Lanoguard has to be re applied yearly but I quite like the fact that a fresh coat of protection is happening every year
Yes thats very true, it wouldnt bother me having to re apply each year like you say its another layer of protection.
 
I have used Lanoguard and whilst it us easy to apply it didn't go as far as I expected.

I haven't really given it enough on the road time in wet weather to give you a proper review, but I don't mind reapplying it every year as it actually makes me look at the chassis.

My chassis is 30 years old so I don't want to hide anything under a black film - I want to see what is happening so I can decide to address it or be ready for the inevitable chassis swap.

I am going to try fluid film next as its working out a bit cheaper.
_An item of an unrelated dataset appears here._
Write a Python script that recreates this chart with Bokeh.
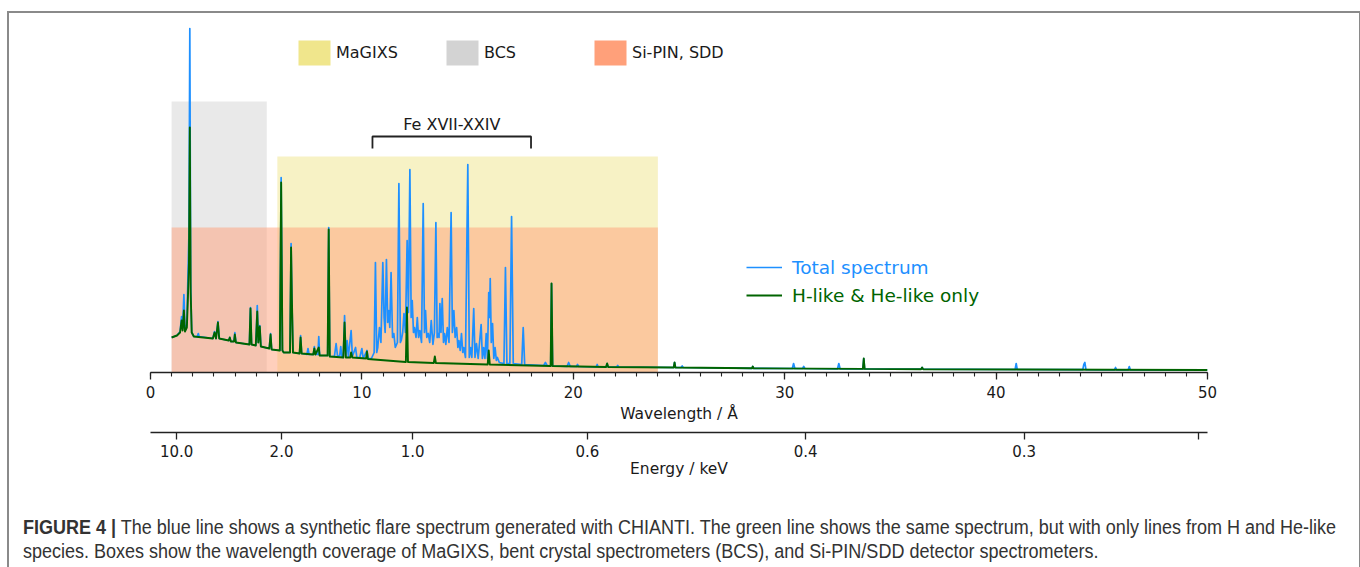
from bokeh.plotting import figure
from bokeh.layouts import column
from bokeh.models import (Range1d, LinearAxis, SingleIntervalTicker, FixedTicker, Legend,
                          LegendItem, Label, ColumnDataSource, Div)
from bokeh.embed import file_html
from bokeh.resources import INLINE

# ---------------- data ----------------
# Synthetic flare spectrum (arbitrary intensity units), wavelength in Angstrom
total_wl = [1.00, 1.25, 1.40, 1.47, 1.52, 1.58, 1.63, 1.72, 1.77, 1.82, 1.86, 1.90, 1.95, 2.05,
            2.22, 2.26, 2.30, 2.95, 3.03, 3.10, 3.19, 3.25, 3.70, 3.75, 3.80, 3.95, 3.99, 4.04,
            4.68, 4.73, 4.78, 4.98, 5.05, 5.10, 5.17, 5.22, 5.62, 5.68, 5.73, 6.12, 6.18, 6.24,
            6.30, 6.60, 6.65, 6.69, 6.74, 7.05, 7.10, 7.15, 7.40, 7.45, 7.50, 7.70, 7.75, 7.80,
            7.92, 7.96, 8.00, 8.38, 8.43, 8.48, 8.70, 8.78, 8.85, 8.95, 9.00, 9.05, 9.12, 9.18,
            9.24, 9.30, 9.36, 9.49, 9.55, 9.70, 9.76, 9.90, 10.00, 10.06, 10.24, 10.30, 10.45,
            10.58, 10.64, 10.70, 10.75, 10.83, 10.90, 10.99, 11.05, 11.10, 11.16, 11.22, 11.27,
            11.32, 11.38, 11.45, 11.51, 11.58, 11.68, 11.75, 11.82, 11.86, 11.93, 11.99, 12.06,
            12.14, 12.20, 12.27, 12.33, 12.38, 12.44, 12.49, 12.56, 12.62, 12.68, 12.74, 12.82,
            12.90, 12.96, 13.01, 13.07, 13.14, 13.21, 13.28, 13.36, 13.43, 13.50, 13.56, 13.60,
            13.65, 13.69, 13.74, 13.80, 13.86, 13.91, 13.97, 14.04, 14.12, 14.22, 14.28, 14.35,
            14.41, 14.48, 14.54, 14.59, 14.65, 14.71, 14.77, 14.82, 14.90, 15.01, 15.08, 15.14,
            15.20, 15.29, 15.35, 15.42, 15.50, 15.64, 15.70, 15.76, 15.82, 15.88, 15.94, 16.00,
            16.04, 16.07, 16.12, 16.18, 16.24, 16.30, 16.36, 16.41, 16.50, 16.72, 16.79, 16.86,
            17.00, 17.08, 17.16, 17.56, 17.63, 17.70, 18.60, 18.68, 18.76, 18.93, 18.97, 19.02,
            19.70, 19.78, 19.86, 20.15, 20.20, 20.25, 21.08, 21.13, 21.18, 21.55, 21.60, 21.65,
            22.05, 22.10, 22.15, 24.75, 24.79, 24.83, 25.10, 25.15, 25.20, 28.45, 28.49, 28.53,
            30.36, 30.42, 30.48, 30.85, 30.90, 30.95, 32.50, 32.56, 32.62, 33.70, 33.74, 33.78,
            36.45, 36.50, 36.55, 40.90, 40.95, 41.00, 44.10, 44.15, 44.20, 44.25, 45.60, 45.65,
            45.70, 46.25, 46.30, 46.35, 50.00]
total_flux = [35, 37, 41, 56, 44, 78, 42, 48, 95, 140, 344, 90, 40, 36,
              36, 39, 36, 34, 41, 34, 51, 34, 32, 35, 31, 31, 40, 30,
              28, 65, 28, 27, 67, 30, 47, 26, 24, 39, 23, 22, 195, 22,
              20, 20, 129, 73, 20, 19, 37, 19, 18, 24, 18, 18, 26, 18,
              18, 36, 17, 17, 145, 16, 16, 29, 16, 17, 26, 16, 15, 57,
              16, 32, 16, 42, 16, 25, 15, 15, 24, 14, 22, 14, 14,
              20, 110, 20, 25, 45, 30, 110, 55, 40, 113, 50, 62,
              45, 100, 35, 39, 25, 30, 189, 30, 32, 40, 59, 40,
              132, 60, 203, 55, 72, 40, 45, 35, 55, 35, 42, 30,
              169, 40, 62, 35, 39, 30, 52, 28, 40, 150, 35, 39,
              35, 69, 40, 74, 30, 39, 28, 45, 30, 160, 40, 62,
              35, 45, 25, 32, 22, 39, 20, 25, 15, 208, 15, 25,
              15, 64, 15, 29, 14, 48, 14, 25, 14, 39, 14, 80,
              55, 94, 30, 49, 14, 25, 12, 15, 10, 9, 105, 9,
              9, 156, 9, 8, 45, 8, 7, 10, 7, 6.5, 89, 6.5,
              6, 10, 6, 6, 8, 6, 5.5, 8, 5.5, 5.5, 9, 5.5,
              5.5, 7, 5.5, 5, 10, 5, 5, 6.5, 5, 4.2, 6, 4.2,
              4, 9, 4, 4, 6, 4, 3.7, 9, 3.7, 3.6, 14, 3.6,
              3.3, 5, 3.3, 3, 9, 3, 2.8, 8, 10, 2.8, 2.7, 5,
              2.7, 2.7, 6, 2.7, 2.5]

hlike_wl = [1.00, 1.25, 1.40, 1.47, 1.52, 1.58, 1.63, 1.72, 1.77, 1.82, 1.86, 1.90, 1.95, 2.05,
            2.50, 2.95, 3.03, 3.10, 3.19, 3.25, 3.70, 3.75, 3.80, 3.95, 3.99, 4.04, 4.68, 4.73,
            4.78, 4.98, 5.05, 5.10, 5.17, 5.22, 5.62, 5.68, 5.73, 6.12, 6.18, 6.24, 6.30, 6.60,
            6.65, 6.69, 6.74, 7.05, 7.10, 7.15, 7.70, 7.75, 7.80, 7.96, 8.00, 8.38, 8.43, 8.48,
            9.12, 9.18, 9.24, 9.45, 9.49, 9.55, 10.20, 10.24, 10.28, 12.08, 12.13, 12.18, 13.40,
            13.45, 13.50, 15.95, 16.00, 16.05, 18.93, 18.97, 19.02, 21.55, 21.60, 21.65, 24.75,
            24.79, 24.83, 28.45, 28.49, 28.53, 33.70, 33.74, 33.78, 36.45, 36.50, 36.55, 50.00]
hlike_flux = [35, 37, 40, 52, 42, 62, 41, 45, 75, 110, 245, 80, 40, 36,
              35, 34, 40, 34, 50, 34, 32, 35, 31, 31, 38, 30, 28, 64,
              28, 27, 61, 30, 46, 26, 24, 38, 23, 22, 190, 22, 20, 20,
              125, 72, 20, 19, 35, 19, 18, 24, 18, 25, 17, 17, 143, 16,
              15, 50, 15, 15, 20, 15, 14, 21, 13.5, 10.5, 65, 10.5, 9.5,
              16, 9.5, 8, 22, 8, 6.5, 89, 6.5, 5.5, 9, 5.5, 5,
              10, 5, 4.2, 6, 4.2, 3.6, 14, 3.6, 3.3, 5, 3.3, 2.5]

# instrument wavelength coverage
inst_names = ["MaGIXS", "BCS", "Si-PIN, SDD"]
inst_wl_min = [6.0, 1.0, 1.0]
inst_wl_max = [24.0, 5.5, 24.0]
inst_colors = ["#f0e68c", "#d3d3d3", "#ffa07a"]
inst_box_top = [216, 271, 145]

fe_label = "Fe XVII-XXIV"
fe_band = [10.5, 18.0]

energy_ticks_kev = [10.0, 2.0, 1.0, 0.6, 0.4, 0.3, 0.25]
energy_tick_labels = ["10.0", "2.0", "1.0", "0.6", "0.4", "0.3", ""]
HC_KEV_A = 12.398

caption_bold = "FIGURE 4 |"
caption_1 = ("The blue line shows a synthetic flare spectrum generated with CHIANTI. "
             "The green line shows the same spectrum, but with only lines from H and He-like")
caption_2 = ("species. Boxes show the wavelength coverage of MaGIXS, bent crystal spectrometers "
             "(BCS), and Si-PIN/SDD detector spectrometers.")

# ---------------- figure ----------------
OX, OY = 9, 13                         # page position of the figure canvas
W, H = 1340, 492
FL, FR, FB, FT = 150, 1207, 372, 20    # frame edges in page pixels
XMAX, YMAX = 50, FB - FT

p = figure(width=W, height=H, output_backend="svg", toolbar_location=None,
           x_range=Range1d(0, XMAX), y_range=Range1d(0, YMAX),
           x_axis_type=None, y_axis_type=None,
           min_border_left=FL - OX, min_border_right=W - (FR - OX), min_border_top=FT - OY,
           min_border_bottom=H - (FB - OY))
p.outline_line_color = None
p.background_fill_color = None
p.border_fill_color = None

FONT = "DejaVu Sans"
TXT = "#1a1a1a"

src = ColumnDataSource(dict(left=inst_wl_min, right=inst_wl_max, top=inst_box_top,
                            bottom=[0] * len(inst_names), color=inst_colors, name=inst_names))
p.quad(left="left", right="right", top="top", bottom="bottom", fill_color="color",
       fill_alpha=0.5, line_color=None, source=src)
leg_boxes = p.quad(left="left", right="right", top="top", bottom="bottom", fill_color="color",
                   fill_alpha=1.0, line_color=None, source=src, visible=False)

r_total = p.line(total_wl, total_flux, line_color="#1e90ff", line_width=1.7, line_join="round")
r_hlike = p.line(hlike_wl, hlike_flux, line_color="#006400", line_width=1.9, line_join="round")

# Fe bracket
f0, f1 = fe_band
p.multi_line(xs=[[f0, f0, f1, f1]], ys=[[224, 236, 236, 224]], line_color="#222222",
             line_width=1.8)
p.add_layout(Label(x=(f0 + f1) / 2, y=248, text=fe_label, text_align="center",
                   text_baseline="middle", text_font=FONT, text_font_size="16px",
                   text_color=TXT))

# legends for boxes
box_leg_x = [144, 292, 440]
for i, name in enumerate(inst_names):
    lg = Legend(items=[LegendItem(label=name, renderers=[leg_boxes], index=i)],
                location=(box_leg_x[i], 304), orientation="horizontal", padding=0, margin=0,
                spacing=0, border_line_color=None, background_fill_alpha=0,
                glyph_width=40, glyph_height=31, label_height=31, label_standoff=2,
                label_text_font=FONT, label_text_font_size="16px", label_text_color=TXT)
    p.add_layout(lg)

for r, lab, col, ly in [(r_total, "Total spectrum", "#1e90ff", 93),
                        (r_hlike, "H-like & He-like only", "#006400", 65)]:
    lg = Legend(items=[LegendItem(label=lab, renderers=[r])], location=(596, ly),
                padding=0, margin=0, spacing=0, border_line_color=None,
                background_fill_alpha=0, glyph_width=36, glyph_height=24, label_height=24,
                label_standoff=10, label_text_font=FONT, label_text_font_size="18.5px",
                label_text_color=col)
    p.add_layout(lg)


# axes
def style_axis(ax):
    ax.axis_line_color = "#222222"
    ax.axis_line_width = 1.3
    ax.major_tick_line_color = "#222222"
    ax.major_tick_line_width = 1.3
    ax.major_tick_in = 0
    ax.major_tick_out = 7
    ax.major_label_text_font = FONT
    ax.major_label_text_font_size = "15px"
    ax.major_label_text_color = TXT
    ax.axis_label_text_font = FONT
    ax.axis_label_text_font_size = "15.5px"
    ax.axis_label_text_font_style = "normal"
    ax.axis_label_text_color = TXT


ax_wl = LinearAxis(ticker=SingleIntervalTicker(interval=10, num_minor_ticks=10),
                   axis_label="Wavelength / Å")
style_axis(ax_wl)
ax_wl.minor_tick_in = 0
ax_wl.minor_tick_out = 4
ax_wl.minor_tick_line_color = "#222222"
ax_wl.minor_tick_line_width = 1.1
ax_wl.major_label_standoff = 6
ax_wl.axis_label_standoff = 4
p.add_layout(ax_wl, "below")

# invisible gap between the two stacked axes
spacer = LinearAxis(ticker=FixedTicker(ticks=[]), axis_line_color=None,
                    major_tick_line_color=None, minor_tick_line_color=None,
                    major_tick_out=0, major_tick_in=0, minor_tick_out=0,
                    major_label_standoff=0, major_label_text_font_size="1px",
                    axis_label="\u00a0", axis_label_standoff=2,
                    axis_label_text_font_size="2px", axis_label_text_color="white")
p.add_layout(spacer, "below")

e_ticks_wl = [round(HC_KEV_A / e, 4) for e in energy_ticks_kev]
ax_e = LinearAxis(ticker=FixedTicker(ticks=e_ticks_wl, minor_ticks=[]),
                  axis_label="Energy / keV",
                  major_label_overrides={t: l for t, l in zip(e_ticks_wl, energy_tick_labels)})
style_axis(ax_e)
ax_e.major_label_standoff = 5
ax_e.axis_label_standoff = 0
p.add_layout(ax_e, "below")

# caption (HTML text under the chart)
cap_html = (
    '<div style="font-family: \'Liberation Sans\', Arial, sans-serif; font-size: 20px; '
    'line-height: 24px; color: #333333; white-space: nowrap; padding: 5px 0 0 10px; '
    'transform: scaleX(0.9); transform-origin: 0 0;">'
    f'<div><b>{caption_bold}</b> {caption_1}</div>'
    f'<div>{caption_2}</div>'
    '</div>'
)
cap = Div(text=cap_html, width=W, height=567 - OY - H)

root = column(p, cap, spacing=0,
              styles={"margin": "11px 5px 0 7px", "border-top": "2px solid #8a8a8a",
                      "border-left": "2px solid #8a8a8a", "border-right": "2px solid #8a8a8a"})

open("out.html", "w").write(file_html(root, INLINE))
I have not done the inside of the chassis yet as I have an outrigger and my rear crossmember to fit next week. As soon as they are fitted I need to address the inside, but I was looking at one of the ML treatments for that but open to suggestions.
 
Thanks for your replies. You've answered all my concerns.
I saw a video of a guy who cut four 25mm holes in the chassis of his LR. I would feel quite nervous doing that as I can't help feeling that would affect the integrity of the chassis.
I'm not keen on fling it with water but I can't see another way round it. Bullet must be bitten
 
Mud etc inside the chassis will hold water against the metal. A chassis tends to rust from the inside out. You have to get muck out. Use a karcher drain unblocker or simular. The jets have an unbelievable power. Muck and mud will be washed out. As above add some small drain holes. If you have a compresser then pump air in to blow out the water. Patch weld the chassis with roses tin if you blow holes in it.
 
Mud etc inside the chassis will hold water against the metal. A chassis tends to rust from the inside out. You have to get muck out. Use a karcher drain unblocker or simular. The jets have an unbelievable power. Muck and mud will be washed out. As above add some small drain holes. If you have a compresser then pump air in to blow out the water. Patch weld the chassis with roses tin if you blow holes in it.

It's a bit of a design flaw on these things eh!
I'm definitely getting a drain unblocker attachment for the pressure washer. They look great.
So you're recommending patching the chassis with thicker, higher grade steel than originally used by the factory?
 
It's a bit of a design flaw on these things eh!
I'm definitely getting a drain unblocker attachment for the pressure washer. They look great.
So you're recommending patching the chassis with thicker, higher grade steel than originally used by the factory?
Roses tin as in a chocolate tin ;)

There's a number of freds in the project section which show what others have done to patch weld.
 
It's a bit of a design flaw on these things eh!
I'm definitely getting a drain unblocker attachment for the pressure washer. They look great.
So you're recommending patching the chassis with thicker, higher grade steel than originally used by the factory?
One of a number of design flaws.

We used to use the sheet metal cut off an old fridge or cooker for welding patches on chassis.
You want the oldest appliance you can find, metal quality is better on old ones.
Cut out the plates with a grinder, and clean up about a quarter inch at the edge before welding.
Then weld the plate on the chassis enamel side in, then you can paint the outside, and that bit won't be rusting from inside as well.
 
One of a number of design flaws.

We used to use the sheet metal cut off an old fridge or cooker for welding patches on chassis.
You want the oldest appliance you can find, metal quality is better on old ones.
Cut out the plates with a grinder, and clean up about a quarter inch at the edge before welding.
Then weld the plate on the chassis enamel side in, then you can paint the outside, and that bit won't be rusting from inside as well.

It can't add much to the structural integrity of the chassis can it?
Could you just plug it with a rubber bung?
 
It can't add much to the structural integrity of the chassis can it?
Could you just plug it with a rubber bung?
The original metal isn't that thick either.
Because the plates are welded all round, most of the load on them is across the plate, in which dimension it is quite thick.
And the chassis is attached to numerous other body parts, which adds to it's stiffness.
The main consideration when plating a chassis is that the MOT testers hammer will not penetrate the chassis.

Trying to weld very thick steel to a chassis is likely to result in a lot of melting of the original metal.
 
Trying to weld very thick steel to a chassis is likely to result in a lot of melting of the original metal.

I hadn't considered that. Very good point.
Nothing more irritating than chasing a bloody hole when your welding.
My mate who I'm buying this Disco 2 from is a Land Rover nut and has gone through it with a fine tooth comb. It all seems in really good nick. Only 70k on it should mean a relatively solid chassis.
Although the headliner's drooping and the sunroofs have both leaked. That'll be my first job!!